* Exercise prompt:
Can you print the data exactly and leave out each image?

begin

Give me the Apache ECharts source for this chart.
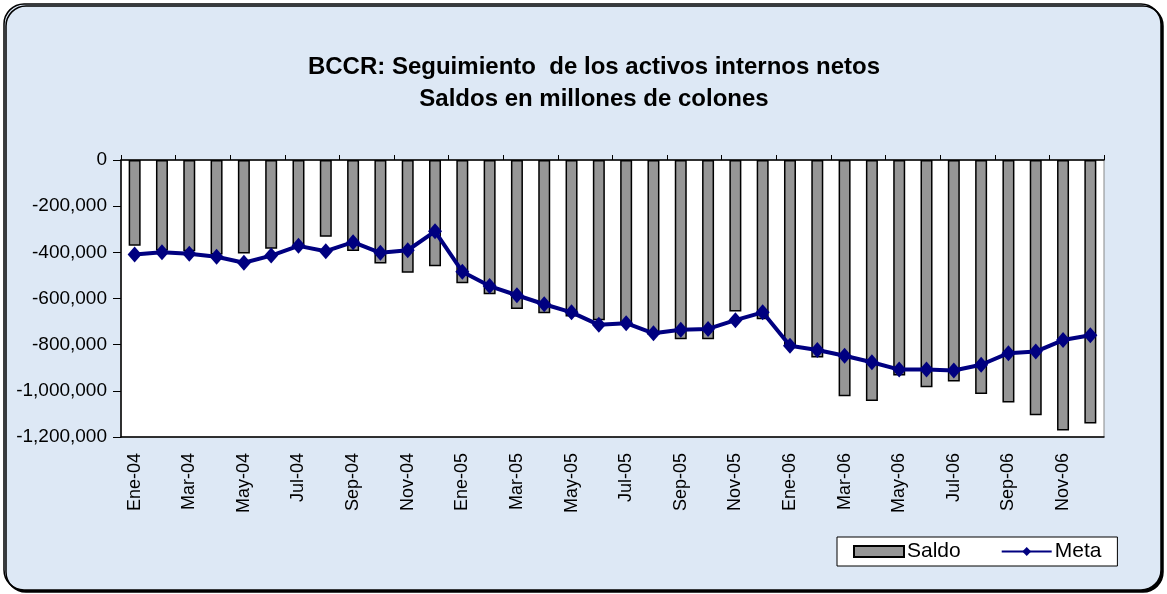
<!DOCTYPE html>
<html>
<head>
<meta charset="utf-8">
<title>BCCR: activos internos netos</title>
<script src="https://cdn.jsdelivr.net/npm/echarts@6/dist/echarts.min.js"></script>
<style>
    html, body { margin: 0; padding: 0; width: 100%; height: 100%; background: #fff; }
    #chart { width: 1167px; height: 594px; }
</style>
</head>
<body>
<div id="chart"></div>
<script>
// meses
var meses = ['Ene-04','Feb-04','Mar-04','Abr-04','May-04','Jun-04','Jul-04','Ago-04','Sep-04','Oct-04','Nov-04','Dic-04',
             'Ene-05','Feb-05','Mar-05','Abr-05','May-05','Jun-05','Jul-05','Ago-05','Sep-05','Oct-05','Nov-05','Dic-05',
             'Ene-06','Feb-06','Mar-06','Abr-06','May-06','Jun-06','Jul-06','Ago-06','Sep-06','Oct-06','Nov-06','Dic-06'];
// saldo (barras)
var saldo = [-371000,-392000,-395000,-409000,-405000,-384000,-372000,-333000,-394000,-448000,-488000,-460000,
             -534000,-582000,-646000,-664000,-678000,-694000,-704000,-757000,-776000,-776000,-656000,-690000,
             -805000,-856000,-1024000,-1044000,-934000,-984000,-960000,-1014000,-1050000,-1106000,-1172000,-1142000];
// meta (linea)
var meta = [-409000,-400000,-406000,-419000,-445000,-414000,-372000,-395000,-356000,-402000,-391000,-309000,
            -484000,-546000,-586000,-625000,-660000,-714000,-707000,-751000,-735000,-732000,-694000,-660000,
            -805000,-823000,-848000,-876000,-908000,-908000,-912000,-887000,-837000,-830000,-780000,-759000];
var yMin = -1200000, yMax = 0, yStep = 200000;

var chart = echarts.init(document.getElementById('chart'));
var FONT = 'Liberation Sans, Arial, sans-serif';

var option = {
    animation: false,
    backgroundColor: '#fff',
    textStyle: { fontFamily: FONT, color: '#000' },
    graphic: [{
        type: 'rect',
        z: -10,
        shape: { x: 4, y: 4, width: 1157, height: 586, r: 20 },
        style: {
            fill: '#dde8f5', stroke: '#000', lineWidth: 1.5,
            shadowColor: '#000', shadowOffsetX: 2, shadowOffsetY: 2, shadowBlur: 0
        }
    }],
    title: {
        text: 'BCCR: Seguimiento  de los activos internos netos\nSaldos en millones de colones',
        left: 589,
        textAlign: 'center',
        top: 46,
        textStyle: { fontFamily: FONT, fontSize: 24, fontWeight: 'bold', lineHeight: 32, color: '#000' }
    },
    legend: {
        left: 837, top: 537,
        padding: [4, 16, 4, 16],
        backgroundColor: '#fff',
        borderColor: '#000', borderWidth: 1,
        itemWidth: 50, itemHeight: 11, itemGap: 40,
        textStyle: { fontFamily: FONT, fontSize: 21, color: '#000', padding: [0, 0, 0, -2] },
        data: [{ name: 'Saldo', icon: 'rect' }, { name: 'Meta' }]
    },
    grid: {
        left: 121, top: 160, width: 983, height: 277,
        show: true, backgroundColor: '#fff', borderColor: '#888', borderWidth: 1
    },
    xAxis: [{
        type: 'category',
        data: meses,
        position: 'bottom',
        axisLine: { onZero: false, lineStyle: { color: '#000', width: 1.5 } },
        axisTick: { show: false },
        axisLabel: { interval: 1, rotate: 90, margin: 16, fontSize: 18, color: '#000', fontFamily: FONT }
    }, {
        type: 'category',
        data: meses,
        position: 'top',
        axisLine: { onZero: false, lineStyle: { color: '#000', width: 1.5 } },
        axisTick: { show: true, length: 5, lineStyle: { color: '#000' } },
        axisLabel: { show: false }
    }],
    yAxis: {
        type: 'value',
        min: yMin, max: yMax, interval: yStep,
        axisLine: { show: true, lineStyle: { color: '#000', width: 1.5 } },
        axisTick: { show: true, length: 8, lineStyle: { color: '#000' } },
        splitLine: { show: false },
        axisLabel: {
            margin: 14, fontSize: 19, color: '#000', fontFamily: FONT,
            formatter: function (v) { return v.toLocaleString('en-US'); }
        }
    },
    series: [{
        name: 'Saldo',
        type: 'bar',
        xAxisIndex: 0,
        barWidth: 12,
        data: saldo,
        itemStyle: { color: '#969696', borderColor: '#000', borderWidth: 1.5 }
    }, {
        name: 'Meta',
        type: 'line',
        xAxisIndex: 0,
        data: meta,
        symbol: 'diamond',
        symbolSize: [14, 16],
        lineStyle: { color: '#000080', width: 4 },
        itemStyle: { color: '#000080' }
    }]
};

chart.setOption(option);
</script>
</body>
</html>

end

* The solution:
Give me the Apache ECharts source for this chart.
<!DOCTYPE html>
<html>
<head>
<meta charset="utf-8">
<title>BCCR: activos internos netos</title>
<script src="https://cdn.jsdelivr.net/npm/echarts@6/dist/echarts.min.js"></script>
<style>
    html, body { margin: 0; padding: 0; width: 100%; height: 100%; background: #fff; }
    #chart { width: 1167px; height: 594px; }
</style>
</head>
<body>
<div id="chart"></div>
<script>
// meses
var meses = ['Ene-04','Feb-04','Mar-04','Abr-04','May-04','Jun-04','Jul-04','Ago-04','Sep-04','Oct-04','Nov-04','Dic-04',
             'Ene-05','Feb-05','Mar-05','Abr-05','May-05','Jun-05','Jul-05','Ago-05','Sep-05','Oct-05','Nov-05','Dic-05',
             'Ene-06','Feb-06','Mar-06','Abr-06','May-06','Jun-06','Jul-06','Ago-06','Sep-06','Oct-06','Nov-06','Dic-06'];
// saldo (barras)
var saldo = [-371000,-392000,-395000,-409000,-405000,-384000,-372000,-333000,-394000,-448000,-488000,-460000,
             -534000,-582000,-646000,-664000,-678000,-694000,-704000,-757000,-776000,-776000,-656000,-690000,
             -805000,-856000,-1024000,-1044000,-934000,-984000,-960000,-1014000,-1050000,-1106000,-1172000,-1142000];
// meta (linea)
var meta = [-409000,-400000,-406000,-419000,-445000,-414000,-372000,-395000,-356000,-402000,-391000,-309000,
            -484000,-546000,-586000,-625000,-660000,-714000,-707000,-751000,-735000,-732000,-694000,-660000,
            -805000,-823000,-848000,-876000,-908000,-908000,-912000,-887000,-837000,-830000,-780000,-759000];
var yMin = -1200000, yMax = 0, yStep = 200000;

var chart = echarts.init(document.getElementById('chart'));
var FONT = 'Liberation Sans, Arial, sans-serif';

var option = {
    animation: false,
    backgroundColor: '#fff',
    textStyle: { fontFamily: FONT, color: '#000' },
    graphic: [{
        type: 'rect',
        z: -10,
        shape: { x: 4, y: 4, width: 1157, height: 586, r: 20 },
        style: {
            fill: '#dde8f5', stroke: '#000', lineWidth: 1.5,
            shadowColor: '#000', shadowOffsetX: 2, shadowOffsetY: 2, shadowBlur: 0
        }
    }],
    title: {
        text: 'BCCR: Seguimiento  de los activos internos netos\nSaldos en millones de colones',
        left: 589,
        textAlign: 'center',
        top: 46,
        textStyle: { fontFamily: FONT, fontSize: 24, fontWeight: 'bold', lineHeight: 32, color: '#000' }
    },
    legend: {
        left: 837, top: 537,
        padding: [4, 16, 4, 16],
        backgroundColor: '#fff',
        borderColor: '#000', borderWidth: 1,
        itemWidth: 50, itemHeight: 11, itemGap: 40,
        textStyle: { fontFamily: FONT, fontSize: 21, color: '#000', padding: [0, 0, 0, -2] },
        data: [{ name: 'Saldo', icon: 'rect' }, { name: 'Meta' }]
    },
    grid: {
        left: 121, top: 160, width: 983, height: 277,
        show: true, backgroundColor: '#fff', borderColor: '#888', borderWidth: 1
    },
    xAxis: [{
        type: 'category',
        data: meses,
        position: 'bottom',
        axisLine: { onZero: false, lineStyle: { color: '#000', width: 1.5 } },
        axisTick: { show: false },
        axisLabel: { interval: 1, rotate: 90, margin: 16, fontSize: 18, color: '#000', fontFamily: FONT }
    }, {
        type: 'category',
        data: meses,
        position: 'top',
        axisLine: { onZero: false, lineStyle: { color: '#000', width: 1.5 } },
        axisTick: { show: true, length: 5, lineStyle: { color: '#000' } },
        axisLabel: { show: false }
    }],
    yAxis: {
        type: 'value',
        min: yMin, max: yMax, interval: yStep,
        axisLine: { show: true, lineStyle: { color: '#000', width: 1.5 } },
        axisTick: { show: true, length: 8, lineStyle: { color: '#000' } },
        splitLine: { show: false },
        axisLabel: {
            margin: 14, fontSize: 19, color: '#000', fontFamily: FONT,
            formatter: function (v) { return v.toLocaleString('en-US'); }
        }
    },
    series: [{
        name: 'Saldo',
        type: 'bar',
        xAxisIndex: 0,
        barWidth: 12,
        data: saldo,
        itemStyle: { color: '#969696', borderColor: '#000', borderWidth: 1.5 }
    }, {
        name: 'Meta',
        type: 'line',
        xAxisIndex: 0,
        data: meta,
        symbol: 'diamond',
        symbolSize: [14, 16],
        lineStyle: { color: '#000080', width: 4 },
        itemStyle: { color: '#000080' }
    }]
};

chart.setOption(option);
</script>
</body>
</html>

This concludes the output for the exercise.